このやり方は当時、世界から多くの批判を受けました。日本のやり方は too big, too fail、即ち大きすぎると潰せないだけだ。モラル・ハザードが起きる。最終的にコストが高く付く、云々。後にノーベル経済学賞を取ったクルーグマン教授などは、その批判の急先鋒でした。しかし時は巡り、その10年後くらいに起きたGFC(世界金融危機。日本ではリーマン・ショックと呼ばれる)では、正に日本が取った手法をアメリカも取らざるを得ず、クルーグマン教授も日本に対して謝罪することになったのでした。
時はまた巡り、今回、アメリカでシリコンバレーバンクの経営破綻が突然に起きました。

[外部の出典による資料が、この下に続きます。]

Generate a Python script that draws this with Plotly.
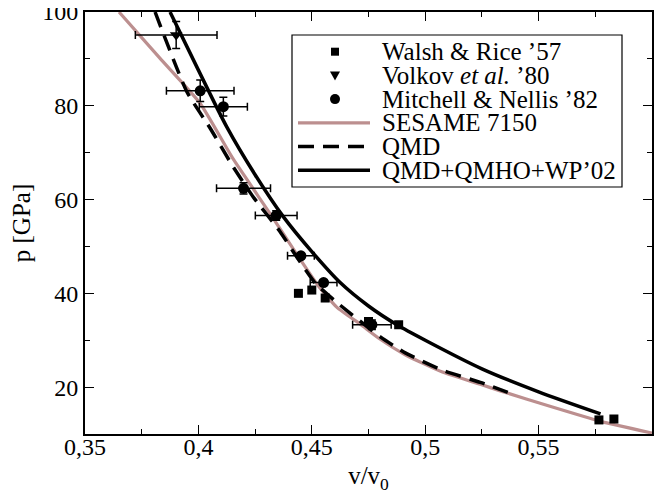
import plotly.graph_objects as go

# ---------------- data ----------------
walsh_v = [0.4441, 0.4500, 0.4559, 0.4750, 0.4883, 0.5766, 0.5832]
walsh_p = [40.0, 40.7, 39.0, 34.0, 33.3, 13.0, 13.2]

volkov_v = [0.3902]
volkov_p = [95.1]
volkov_verr = [0.018]
volkov_perr = [2.9]

mitchell_v = [0.4008, 0.4110, 0.4199, 0.4343, 0.4452, 0.4552, 0.4765]
mitchell_p = [83.2, 79.8, 62.4, 56.6, 48.0, 42.3, 33.3]
mitchell_verr = [0.0149, 0.0106, 0.0119, 0.0092, 0.0059, 0.0059, 0.0085]
mitchell_perr = [2.3, 2.0, 1.2, 1.0, 0.5, 0.6, 1.0]

sesame_v = [0.3650, 0.3831, 0.4008, 0.4154, 0.4316, 0.4441, 0.4530, 0.4611, 0.4714,
            0.4802, 0.4912, 0.5076, 0.5243, 0.5331, 0.5550, 0.5773, 0.6000]
sesame_p = [100.0, 90.1, 80.5, 68.6, 57.0, 47.8, 41.5, 37.0, 33.4,
            30.2, 26.9, 23.2, 20.6, 19.2, 15.9, 12.7, 10.2]

qmd_v = [0.3809, 0.3949, 0.4052, 0.4153, 0.4241, 0.4361, 0.4436, 0.4515, 0.4612,
         0.4802, 0.4912, 0.5076, 0.5243, 0.5398]
qmd_p = [100.0, 83.0, 75.2, 67.0, 60.6, 53.1, 47.6, 42.2, 38.0,
         30.7, 27.3, 23.6, 21.0, 18.3]

wp_v = [0.3875, 0.4000, 0.4125, 0.4250, 0.4375, 0.4500, 0.4625, 0.4750, 0.4875,
        0.5000, 0.5250, 0.5500, 0.5773]
wp_p = [100.0, 87.6, 75.5, 65.3, 56.3, 48.9, 42.3, 37.3, 33.3,
        30.0, 23.9, 19.0, 14.3]

x_tickvals = [0.35, 0.40, 0.45, 0.50, 0.55]
x_ticktext = ["0,35", "0,4", "0,45", "0,5", "0,55"]
y_tickvals = [20, 40, 60, 80, 100]

legend_labels = ["Walsh &amp; Rice \u201957", "Volkov <i>et al.</i> \u201980",
                 "Mitchell &amp; Nellis \u201982", "SESAME 7150", "QMD",
                 "QMD+QMHO+WP\u201902"]

# ---------------- style ----------------
FONT = "Liberation Serif"
ROSY = "#bc8f8f"

fig = go.Figure()

fig.add_trace(go.Scatter(x=sesame_v, y=sesame_p, mode="lines",
                         line=dict(color=ROSY, width=3.2, shape="spline", smoothing=0.5),
                         showlegend=False))
fig.add_trace(go.Scatter(x=qmd_v, y=qmd_p, mode="lines",
                         line=dict(color="black", width=3.5, dash="16px,9px",
                                   shape="spline", smoothing=0.5),
                         showlegend=False))
fig.add_trace(go.Scatter(x=wp_v, y=wp_p, mode="lines",
                         line=dict(color="black", width=3.5, shape="spline", smoothing=0.8),
                         showlegend=False))

fig.add_trace(go.Scatter(x=walsh_v, y=walsh_p, mode="markers",
                         marker=dict(symbol="square", size=9, color="black"),
                         showlegend=False))
fig.add_trace(go.Scatter(x=volkov_v, y=volkov_p, mode="markers",
                         marker=dict(symbol="triangle-down", size=11, color="black"),
                         error_x=dict(type="data", array=volkov_verr, color="black",
                                      thickness=1.5, width=4),
                         error_y=dict(type="data", array=volkov_perr, color="black",
                                      thickness=1.5, width=4),
                         showlegend=False))
fig.add_trace(go.Scatter(x=mitchell_v, y=mitchell_p, mode="markers",
                         marker=dict(symbol="circle", size=11, color="black"),
                         error_x=dict(type="data", array=mitchell_verr, color="black",
                                      thickness=1.5, width=4),
                         error_y=dict(type="data", array=mitchell_perr, color="black",
                                      thickness=1.5, width=4),
                         showlegend=False))

# ---------------- custom legend (screen px -> paper) ----------------
OFF = 8.0  # default body margin of the html page
L, T, B = 85.0, 12.0, 434.0
W, H = 567.0, 422.0


def px(x):
    return (x - L) / W


def py(y):
    return (B - y) / H


shapes = [dict(type="rect", xref="paper", yref="paper",
               x0=px(292), x1=px(622), y0=py(187), y1=py(35),
               line=dict(color="black", width=1.2), fillcolor="white", layer="above")]
rows = [51.7, 75.4, 99.1, 122.8, 146.5, 170.2]
mx = px(335)
shapes.append(dict(type="rect", xref="paper", yref="paper", xsizemode="pixel",
                   ysizemode="pixel", xanchor=mx, yanchor=py(rows[0]),
                   x0=-4, x1=4, y0=-4, y1=4, fillcolor="black",
                   line=dict(width=0), layer="above"))
shapes.append(dict(type="path", xref="paper", yref="paper", xsizemode="pixel",
                   ysizemode="pixel", xanchor=mx, yanchor=py(rows[1]),
                   path="M -5 4 L 5 4 L 0 -5 Z", fillcolor="black",
                   line=dict(width=0), layer="above"))
shapes.append(dict(type="circle", xref="paper", yref="paper", xsizemode="pixel",
                   ysizemode="pixel", xanchor=mx, yanchor=py(rows[2]),
                   x0=-5, x1=5, y0=-5, y1=5, fillcolor="black",
                   line=dict(width=0), layer="above"))
line_styles = [dict(color=ROSY, width=3.2), dict(color="black", width=3.5, dash="16px,9px"),
               dict(color="black", width=3.5)]
for i, st in enumerate(line_styles):
    yy = py(rows[3 + i])
    shapes.append(dict(type="line", xref="paper", yref="paper",
                       x0=px(298), x1=px(370), y0=yy, y1=yy, line=st, layer="above"))

annotations = []
for i, lab in enumerate(legend_labels):
    annotations.append(dict(xref="paper", yref="paper", x=px(380), y=py(rows[i]),
                            xanchor="left", yanchor="middle", text=lab, showarrow=False,
                            font=dict(family=FONT, size=25, color="black")))

fig.update_layout(
    width=669 - OFF, height=504 - OFF,
    margin=dict(l=L - OFF, r=17, t=T - OFF, b=70, autoexpand=False),
    paper_bgcolor="white", plot_bgcolor="white",
    font=dict(family=FONT, size=24, color="black"),
    showlegend=False,
    shapes=shapes, annotations=annotations,
)
fig.update_xaxes(range=[0.35, 0.6], tickvals=x_tickvals, ticktext=x_ticktext,
                 ticks="inside", ticklen=9, tickwidth=1.2, tickcolor="black",
                 showline=True, linecolor="black", linewidth=2, mirror="allticks",
                 showgrid=False, zeroline=False, automargin=False,
                 ticklabeloverflow="allow", ticklabelstandoff=-10,
                 minor=dict(tickvals=[0.375, 0.425, 0.475, 0.525, 0.575],
                            ticks="inside", ticklen=5, tickcolor="black", tickwidth=1.2),
                 tickfont=dict(family=FONT, size=24),
                 title=dict(text="v/v<sub>0</sub>", font=dict(family=FONT, size=25),
                            standoff=8))
fig.update_yaxes(range=[10, 100], tickvals=y_tickvals,
                 ticks="inside", ticklen=9, tickwidth=1.2, tickcolor="black",
                 showline=True, linecolor="black", linewidth=2, mirror="allticks",
                 showgrid=False, zeroline=False, automargin=False,
                 ticklabeloverflow="allow",
                 minor=dict(tickvals=[30, 50, 70, 90],
                            ticks="inside", ticklen=5, tickcolor="black", tickwidth=1.2),
                 tickfont=dict(family=FONT, size=24),
                 title=dict(text="p [GPa]", font=dict(family=FONT, size=25), standoff=10))

fig.write_html("out.html")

預金はいつでも引き出せますが、それの見合いで投資していた債券が、満期の長いものだったり、或いはモーゲージ債券で(これもデュレーションと云われる満期に近い概念のものが長いです)あり、預金の引き出しに応じて運用債券を取り崩したら、昨今の急速な金利引き上げの影響を受けて、満期まで持っていたら元本が返ってきたものの、途中売却なので実現損が出て、その情報が更に預金者の引き出しを招き、あっという間に破綻してしまいました。
パウエル連銀議長は、かつて政府の違う所にいた時には、ペイオフはすべきである、即ち預金者の全額保護はしないべきだと主張していたという情報もこの週末に流れたので、かなりの不安が漂いましたが、結局今回もアメリカ政府は、20年前に日本が取った手法を、同様に取ることになりました。預金は全て守る。銀行破綻は、預金を保護しないと実体経済に与える影響が甚大なので、最終的にこのような形になるのは、止むを得ないと思います。しかし常に預金を全額保護するのであれば、米連邦預金保険公社や日本の預金保険機構のような仕組みは、意味がないとは云いませんが、意味合いや定義を変えるべきだと思います。
いずれにしても、素早く資金移動を出来るようなサービスの充実が、極めて短い時間での大量の預金の移動を可能にし、あっという間に銀行破綻を招いた訳で、様々な資本充実や開示ルールの改善をする必要があると思われると同時に、エコシステムを維持するのに適切なサービス水準とは如何なるものか?という考えも、今後慎重に吟味していく必要がありそうですね。